─── Data supplied ───

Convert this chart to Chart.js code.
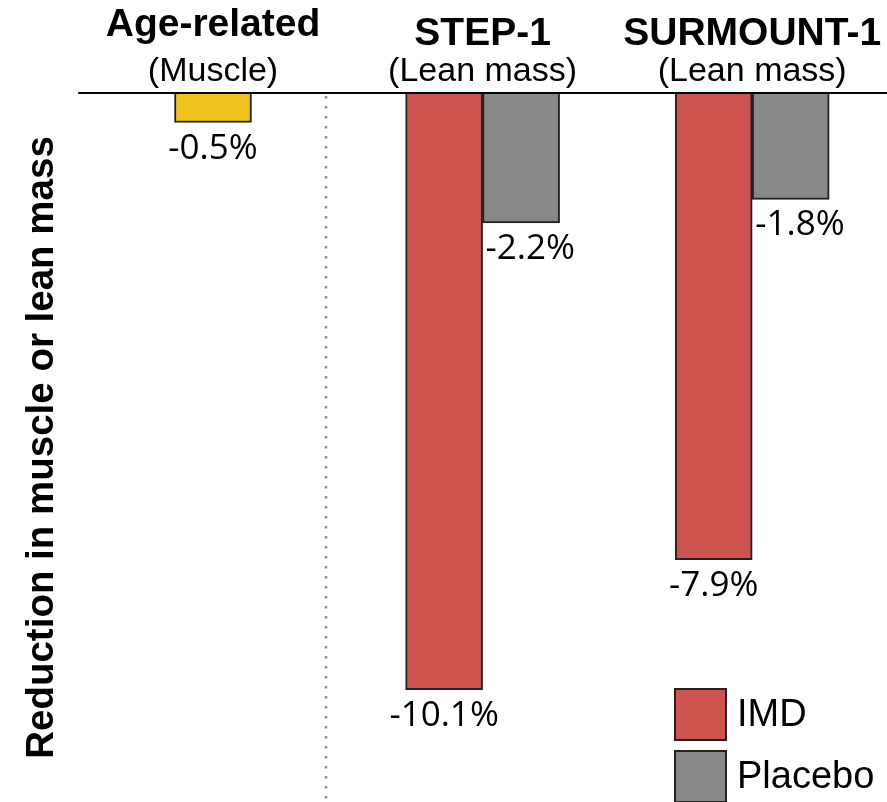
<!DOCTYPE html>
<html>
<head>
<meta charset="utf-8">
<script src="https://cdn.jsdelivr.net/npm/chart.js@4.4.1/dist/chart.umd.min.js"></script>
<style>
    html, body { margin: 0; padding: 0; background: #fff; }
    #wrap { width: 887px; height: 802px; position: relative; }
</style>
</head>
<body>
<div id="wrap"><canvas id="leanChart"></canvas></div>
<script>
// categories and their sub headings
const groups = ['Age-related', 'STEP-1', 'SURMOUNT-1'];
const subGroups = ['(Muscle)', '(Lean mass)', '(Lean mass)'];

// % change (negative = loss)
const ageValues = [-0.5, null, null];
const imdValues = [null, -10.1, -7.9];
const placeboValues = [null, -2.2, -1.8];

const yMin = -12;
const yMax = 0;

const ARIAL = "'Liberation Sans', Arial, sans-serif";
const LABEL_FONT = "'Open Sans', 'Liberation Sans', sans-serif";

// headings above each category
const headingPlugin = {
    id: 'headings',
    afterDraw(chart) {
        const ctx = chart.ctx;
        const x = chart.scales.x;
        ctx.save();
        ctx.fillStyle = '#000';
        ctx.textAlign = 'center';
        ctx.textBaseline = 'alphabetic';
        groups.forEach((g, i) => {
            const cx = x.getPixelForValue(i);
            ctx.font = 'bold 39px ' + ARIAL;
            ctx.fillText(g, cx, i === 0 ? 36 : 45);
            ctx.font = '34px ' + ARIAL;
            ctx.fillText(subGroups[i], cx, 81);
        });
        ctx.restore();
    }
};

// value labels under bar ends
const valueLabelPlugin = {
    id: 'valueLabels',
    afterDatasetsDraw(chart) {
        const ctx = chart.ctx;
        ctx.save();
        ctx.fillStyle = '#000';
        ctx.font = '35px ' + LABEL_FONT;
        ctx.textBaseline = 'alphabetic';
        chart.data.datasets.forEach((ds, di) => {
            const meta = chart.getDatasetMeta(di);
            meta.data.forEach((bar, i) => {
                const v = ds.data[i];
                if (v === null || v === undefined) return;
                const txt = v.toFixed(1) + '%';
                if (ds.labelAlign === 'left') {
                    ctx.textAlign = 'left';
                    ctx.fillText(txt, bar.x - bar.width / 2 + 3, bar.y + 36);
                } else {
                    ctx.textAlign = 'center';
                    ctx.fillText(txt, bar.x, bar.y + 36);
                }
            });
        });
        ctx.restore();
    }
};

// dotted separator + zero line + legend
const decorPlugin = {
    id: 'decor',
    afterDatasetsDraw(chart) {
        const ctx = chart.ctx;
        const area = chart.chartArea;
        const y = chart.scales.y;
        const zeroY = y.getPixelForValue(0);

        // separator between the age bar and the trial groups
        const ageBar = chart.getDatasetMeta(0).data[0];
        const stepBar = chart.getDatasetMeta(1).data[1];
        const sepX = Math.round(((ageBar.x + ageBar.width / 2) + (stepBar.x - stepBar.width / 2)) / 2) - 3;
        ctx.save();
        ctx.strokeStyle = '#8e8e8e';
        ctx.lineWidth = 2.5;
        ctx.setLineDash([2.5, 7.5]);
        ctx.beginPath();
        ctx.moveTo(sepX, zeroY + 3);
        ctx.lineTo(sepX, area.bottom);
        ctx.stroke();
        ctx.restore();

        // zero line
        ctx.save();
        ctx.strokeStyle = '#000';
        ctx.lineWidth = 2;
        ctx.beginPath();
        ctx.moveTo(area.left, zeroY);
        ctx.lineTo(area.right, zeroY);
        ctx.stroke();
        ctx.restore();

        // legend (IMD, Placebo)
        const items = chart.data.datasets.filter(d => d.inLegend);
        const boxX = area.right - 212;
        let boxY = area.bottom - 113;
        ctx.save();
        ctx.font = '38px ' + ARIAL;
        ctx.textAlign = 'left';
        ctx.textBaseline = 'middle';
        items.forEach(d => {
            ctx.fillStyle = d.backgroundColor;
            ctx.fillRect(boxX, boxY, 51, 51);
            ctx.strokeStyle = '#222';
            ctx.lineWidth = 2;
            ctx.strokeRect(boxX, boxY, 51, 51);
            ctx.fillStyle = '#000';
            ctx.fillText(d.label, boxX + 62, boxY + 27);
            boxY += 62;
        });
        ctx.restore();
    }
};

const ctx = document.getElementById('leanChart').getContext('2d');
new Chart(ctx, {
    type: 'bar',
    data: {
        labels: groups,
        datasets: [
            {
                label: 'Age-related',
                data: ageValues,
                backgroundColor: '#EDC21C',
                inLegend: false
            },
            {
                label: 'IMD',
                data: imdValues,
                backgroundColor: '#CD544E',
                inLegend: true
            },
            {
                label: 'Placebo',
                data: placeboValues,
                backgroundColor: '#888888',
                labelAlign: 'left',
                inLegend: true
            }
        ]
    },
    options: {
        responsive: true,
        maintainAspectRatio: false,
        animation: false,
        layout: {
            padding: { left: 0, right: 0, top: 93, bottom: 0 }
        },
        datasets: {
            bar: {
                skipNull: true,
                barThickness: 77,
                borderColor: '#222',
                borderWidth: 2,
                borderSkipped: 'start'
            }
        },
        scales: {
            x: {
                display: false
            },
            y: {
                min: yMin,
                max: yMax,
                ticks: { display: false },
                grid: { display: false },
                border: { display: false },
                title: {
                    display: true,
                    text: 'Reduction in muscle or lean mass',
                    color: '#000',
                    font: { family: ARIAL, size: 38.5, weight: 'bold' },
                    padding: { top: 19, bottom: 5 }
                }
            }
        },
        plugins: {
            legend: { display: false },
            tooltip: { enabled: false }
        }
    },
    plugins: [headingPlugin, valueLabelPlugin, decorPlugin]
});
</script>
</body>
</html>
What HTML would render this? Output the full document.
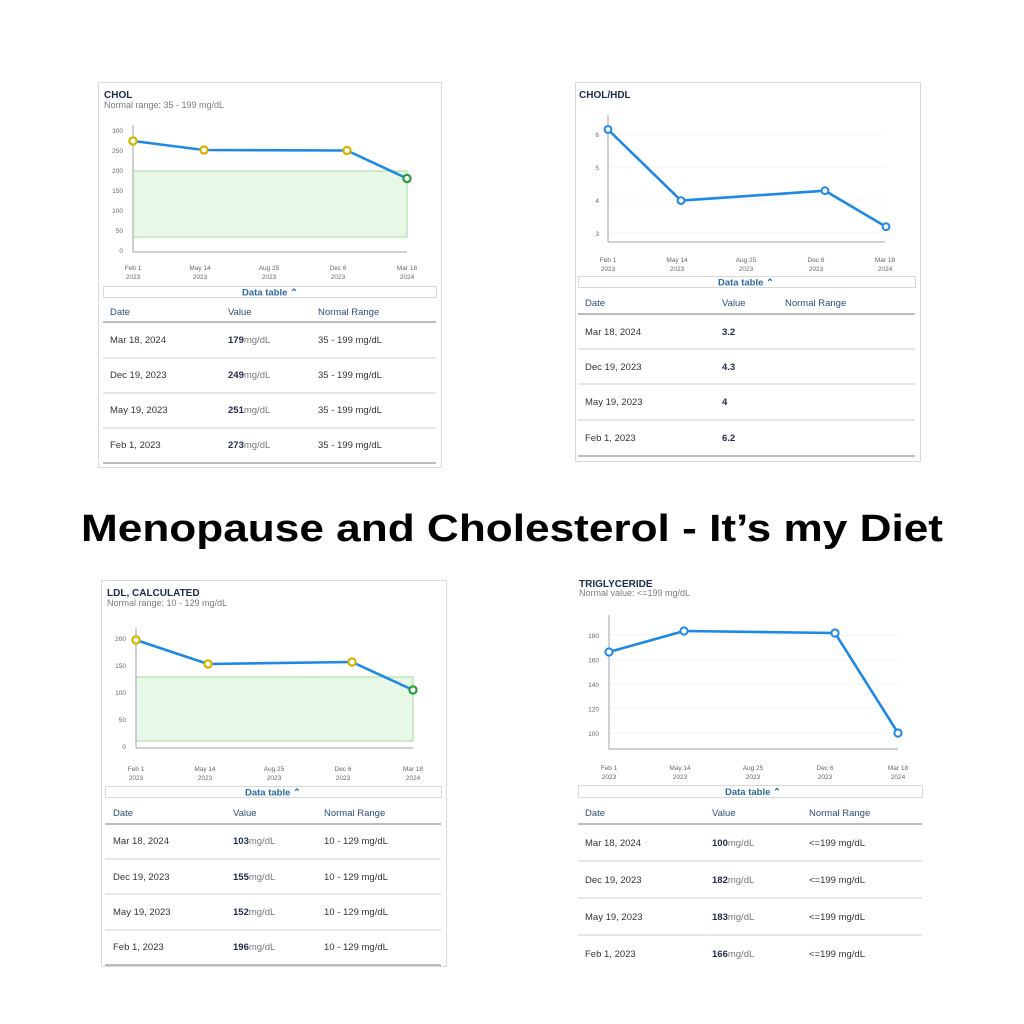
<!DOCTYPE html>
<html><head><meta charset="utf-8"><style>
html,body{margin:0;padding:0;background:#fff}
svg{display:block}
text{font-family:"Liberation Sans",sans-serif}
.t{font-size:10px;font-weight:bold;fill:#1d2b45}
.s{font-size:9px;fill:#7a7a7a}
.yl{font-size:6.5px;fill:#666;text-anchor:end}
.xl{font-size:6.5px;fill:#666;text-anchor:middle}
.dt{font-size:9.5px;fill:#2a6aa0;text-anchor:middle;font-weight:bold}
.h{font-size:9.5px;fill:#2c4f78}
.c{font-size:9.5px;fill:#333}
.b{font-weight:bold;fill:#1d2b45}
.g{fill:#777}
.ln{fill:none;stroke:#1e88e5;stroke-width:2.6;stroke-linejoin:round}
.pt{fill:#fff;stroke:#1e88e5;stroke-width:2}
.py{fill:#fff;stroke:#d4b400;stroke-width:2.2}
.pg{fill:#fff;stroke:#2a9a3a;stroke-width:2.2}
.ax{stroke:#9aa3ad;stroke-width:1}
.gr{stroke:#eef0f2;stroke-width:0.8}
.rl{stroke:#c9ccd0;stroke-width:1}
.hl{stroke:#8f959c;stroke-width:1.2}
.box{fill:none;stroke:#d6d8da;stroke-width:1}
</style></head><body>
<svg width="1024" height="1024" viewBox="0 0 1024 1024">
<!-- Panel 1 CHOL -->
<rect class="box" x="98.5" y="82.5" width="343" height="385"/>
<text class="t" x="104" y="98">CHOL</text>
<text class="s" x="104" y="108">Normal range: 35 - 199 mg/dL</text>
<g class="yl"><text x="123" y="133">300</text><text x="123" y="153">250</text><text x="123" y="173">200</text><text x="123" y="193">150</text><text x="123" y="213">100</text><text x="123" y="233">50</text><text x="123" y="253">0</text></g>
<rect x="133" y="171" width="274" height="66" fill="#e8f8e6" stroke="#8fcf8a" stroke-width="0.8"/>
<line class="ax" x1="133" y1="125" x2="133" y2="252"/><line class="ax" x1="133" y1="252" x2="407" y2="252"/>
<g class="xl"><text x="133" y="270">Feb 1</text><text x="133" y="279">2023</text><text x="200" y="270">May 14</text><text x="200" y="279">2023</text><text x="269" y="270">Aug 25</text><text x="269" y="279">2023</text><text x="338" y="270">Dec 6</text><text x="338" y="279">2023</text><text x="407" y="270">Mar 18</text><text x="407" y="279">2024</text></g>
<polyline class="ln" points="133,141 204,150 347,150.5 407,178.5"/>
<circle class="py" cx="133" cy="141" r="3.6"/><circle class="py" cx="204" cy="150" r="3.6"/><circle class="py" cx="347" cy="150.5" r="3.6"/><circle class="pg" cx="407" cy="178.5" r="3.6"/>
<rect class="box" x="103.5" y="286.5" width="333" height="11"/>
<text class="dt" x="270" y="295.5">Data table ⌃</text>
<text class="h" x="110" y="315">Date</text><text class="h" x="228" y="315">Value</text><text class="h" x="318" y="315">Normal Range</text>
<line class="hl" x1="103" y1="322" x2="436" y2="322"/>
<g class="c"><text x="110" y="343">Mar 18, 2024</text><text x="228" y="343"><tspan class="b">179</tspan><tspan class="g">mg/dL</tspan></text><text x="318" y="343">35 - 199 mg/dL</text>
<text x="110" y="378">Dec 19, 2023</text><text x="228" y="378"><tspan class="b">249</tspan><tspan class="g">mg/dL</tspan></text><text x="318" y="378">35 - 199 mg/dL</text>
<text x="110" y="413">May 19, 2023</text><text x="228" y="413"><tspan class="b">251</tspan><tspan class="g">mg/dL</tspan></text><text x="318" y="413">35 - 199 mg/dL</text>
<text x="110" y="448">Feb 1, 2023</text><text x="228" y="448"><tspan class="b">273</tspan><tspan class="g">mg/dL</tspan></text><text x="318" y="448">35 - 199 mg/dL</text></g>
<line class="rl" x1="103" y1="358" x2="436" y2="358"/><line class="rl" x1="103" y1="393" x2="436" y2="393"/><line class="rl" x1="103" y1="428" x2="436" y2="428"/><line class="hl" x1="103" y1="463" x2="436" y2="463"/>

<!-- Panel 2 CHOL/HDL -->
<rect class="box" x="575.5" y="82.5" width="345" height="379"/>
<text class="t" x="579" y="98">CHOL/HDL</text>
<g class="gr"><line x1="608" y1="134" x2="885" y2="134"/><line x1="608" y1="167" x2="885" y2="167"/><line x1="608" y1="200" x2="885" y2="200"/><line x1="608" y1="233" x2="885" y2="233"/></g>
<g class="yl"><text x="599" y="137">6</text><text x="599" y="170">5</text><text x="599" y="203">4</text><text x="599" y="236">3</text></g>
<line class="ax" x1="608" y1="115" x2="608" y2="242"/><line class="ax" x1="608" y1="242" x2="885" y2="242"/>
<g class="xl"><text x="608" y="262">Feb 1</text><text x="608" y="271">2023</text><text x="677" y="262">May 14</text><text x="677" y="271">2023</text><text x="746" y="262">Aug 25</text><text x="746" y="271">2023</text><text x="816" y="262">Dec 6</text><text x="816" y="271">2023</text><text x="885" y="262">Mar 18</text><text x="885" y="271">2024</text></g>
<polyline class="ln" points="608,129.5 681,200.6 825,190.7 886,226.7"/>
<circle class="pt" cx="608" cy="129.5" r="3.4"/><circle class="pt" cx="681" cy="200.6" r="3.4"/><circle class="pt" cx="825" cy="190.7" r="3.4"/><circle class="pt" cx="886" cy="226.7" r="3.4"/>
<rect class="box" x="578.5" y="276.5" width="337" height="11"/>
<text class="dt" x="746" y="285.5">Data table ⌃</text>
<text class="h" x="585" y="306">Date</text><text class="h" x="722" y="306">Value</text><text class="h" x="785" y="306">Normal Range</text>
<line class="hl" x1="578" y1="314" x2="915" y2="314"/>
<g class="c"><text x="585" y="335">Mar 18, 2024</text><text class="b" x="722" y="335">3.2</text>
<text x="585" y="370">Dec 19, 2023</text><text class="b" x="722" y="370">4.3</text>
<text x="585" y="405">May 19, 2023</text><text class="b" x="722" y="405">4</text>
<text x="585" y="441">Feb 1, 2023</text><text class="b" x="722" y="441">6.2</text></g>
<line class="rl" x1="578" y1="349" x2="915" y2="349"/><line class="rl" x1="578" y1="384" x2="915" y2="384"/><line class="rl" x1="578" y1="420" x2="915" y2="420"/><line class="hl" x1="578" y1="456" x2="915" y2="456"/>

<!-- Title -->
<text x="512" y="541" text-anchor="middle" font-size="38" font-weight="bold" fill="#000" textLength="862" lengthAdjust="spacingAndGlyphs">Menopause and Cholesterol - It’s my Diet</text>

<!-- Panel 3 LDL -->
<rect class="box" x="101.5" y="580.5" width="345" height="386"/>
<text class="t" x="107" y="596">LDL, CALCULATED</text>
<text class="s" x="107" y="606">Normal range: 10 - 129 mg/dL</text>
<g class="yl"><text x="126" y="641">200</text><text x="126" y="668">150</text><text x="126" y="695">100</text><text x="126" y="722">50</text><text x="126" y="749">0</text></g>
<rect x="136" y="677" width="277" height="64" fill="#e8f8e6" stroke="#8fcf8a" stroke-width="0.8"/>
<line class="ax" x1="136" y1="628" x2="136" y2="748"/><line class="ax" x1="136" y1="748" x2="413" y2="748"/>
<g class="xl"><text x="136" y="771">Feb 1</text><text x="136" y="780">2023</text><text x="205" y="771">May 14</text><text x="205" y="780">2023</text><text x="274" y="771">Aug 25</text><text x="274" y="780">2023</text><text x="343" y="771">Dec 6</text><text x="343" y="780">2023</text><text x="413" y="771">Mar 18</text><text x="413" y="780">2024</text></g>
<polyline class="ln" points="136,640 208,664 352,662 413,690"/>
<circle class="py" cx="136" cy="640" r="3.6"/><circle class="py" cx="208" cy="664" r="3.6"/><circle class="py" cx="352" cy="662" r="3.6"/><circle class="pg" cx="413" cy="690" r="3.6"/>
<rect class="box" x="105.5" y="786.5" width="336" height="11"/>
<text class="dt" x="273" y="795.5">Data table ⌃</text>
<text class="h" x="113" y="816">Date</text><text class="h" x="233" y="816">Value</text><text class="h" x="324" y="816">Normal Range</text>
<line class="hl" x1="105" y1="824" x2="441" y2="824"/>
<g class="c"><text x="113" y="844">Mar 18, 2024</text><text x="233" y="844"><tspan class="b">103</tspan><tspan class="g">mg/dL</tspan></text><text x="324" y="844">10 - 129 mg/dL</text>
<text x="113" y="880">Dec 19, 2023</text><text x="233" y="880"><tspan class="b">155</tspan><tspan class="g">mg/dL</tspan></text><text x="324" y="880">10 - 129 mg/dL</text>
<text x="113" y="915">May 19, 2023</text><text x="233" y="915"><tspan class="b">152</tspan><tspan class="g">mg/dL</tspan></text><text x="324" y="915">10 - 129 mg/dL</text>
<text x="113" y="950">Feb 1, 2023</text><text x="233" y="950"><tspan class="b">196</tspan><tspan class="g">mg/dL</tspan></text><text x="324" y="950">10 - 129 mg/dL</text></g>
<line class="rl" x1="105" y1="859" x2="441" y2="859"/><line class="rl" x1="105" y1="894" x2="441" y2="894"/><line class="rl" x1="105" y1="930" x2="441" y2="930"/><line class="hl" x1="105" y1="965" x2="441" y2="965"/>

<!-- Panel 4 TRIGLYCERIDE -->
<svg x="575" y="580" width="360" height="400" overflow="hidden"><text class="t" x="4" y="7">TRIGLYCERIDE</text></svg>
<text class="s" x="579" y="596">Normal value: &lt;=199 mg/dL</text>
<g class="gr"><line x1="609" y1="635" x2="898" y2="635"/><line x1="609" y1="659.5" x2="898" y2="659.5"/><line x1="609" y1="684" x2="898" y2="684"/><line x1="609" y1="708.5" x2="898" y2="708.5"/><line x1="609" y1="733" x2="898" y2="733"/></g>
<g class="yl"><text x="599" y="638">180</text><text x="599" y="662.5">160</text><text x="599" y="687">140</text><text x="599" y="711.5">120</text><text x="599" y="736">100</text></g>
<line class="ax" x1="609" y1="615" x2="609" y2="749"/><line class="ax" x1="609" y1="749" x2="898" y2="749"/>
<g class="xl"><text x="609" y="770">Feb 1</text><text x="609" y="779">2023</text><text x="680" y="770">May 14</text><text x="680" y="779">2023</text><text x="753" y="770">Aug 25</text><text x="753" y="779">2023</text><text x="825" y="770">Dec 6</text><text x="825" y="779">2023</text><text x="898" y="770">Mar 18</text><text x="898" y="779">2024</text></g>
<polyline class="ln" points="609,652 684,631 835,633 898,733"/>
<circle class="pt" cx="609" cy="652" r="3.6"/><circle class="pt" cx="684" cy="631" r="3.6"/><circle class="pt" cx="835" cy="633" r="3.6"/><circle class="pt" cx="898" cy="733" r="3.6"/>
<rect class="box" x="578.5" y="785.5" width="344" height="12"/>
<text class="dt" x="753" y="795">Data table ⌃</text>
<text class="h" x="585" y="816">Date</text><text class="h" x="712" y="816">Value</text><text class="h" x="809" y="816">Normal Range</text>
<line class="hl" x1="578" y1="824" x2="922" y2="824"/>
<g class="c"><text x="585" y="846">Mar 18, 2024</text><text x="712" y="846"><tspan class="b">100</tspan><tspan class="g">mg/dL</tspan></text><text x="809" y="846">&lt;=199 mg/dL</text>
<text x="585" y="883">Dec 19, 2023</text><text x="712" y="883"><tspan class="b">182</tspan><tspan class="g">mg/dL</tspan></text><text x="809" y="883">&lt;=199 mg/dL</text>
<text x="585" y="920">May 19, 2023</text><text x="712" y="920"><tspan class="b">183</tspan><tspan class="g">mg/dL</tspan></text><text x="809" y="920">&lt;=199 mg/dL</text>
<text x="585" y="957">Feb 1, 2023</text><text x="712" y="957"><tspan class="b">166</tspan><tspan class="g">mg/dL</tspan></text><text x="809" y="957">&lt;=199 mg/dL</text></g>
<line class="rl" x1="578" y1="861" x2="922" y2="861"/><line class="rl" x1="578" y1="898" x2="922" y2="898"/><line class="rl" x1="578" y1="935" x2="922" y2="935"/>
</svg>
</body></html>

───

## [Exercise directions]
Search the listing for the string "document". Copy each line where it turns up.

## [Solution to this exercise]
const ctx = document.getElementById('leanChart').getContext('2d');
What HTML would render this? Output the full document.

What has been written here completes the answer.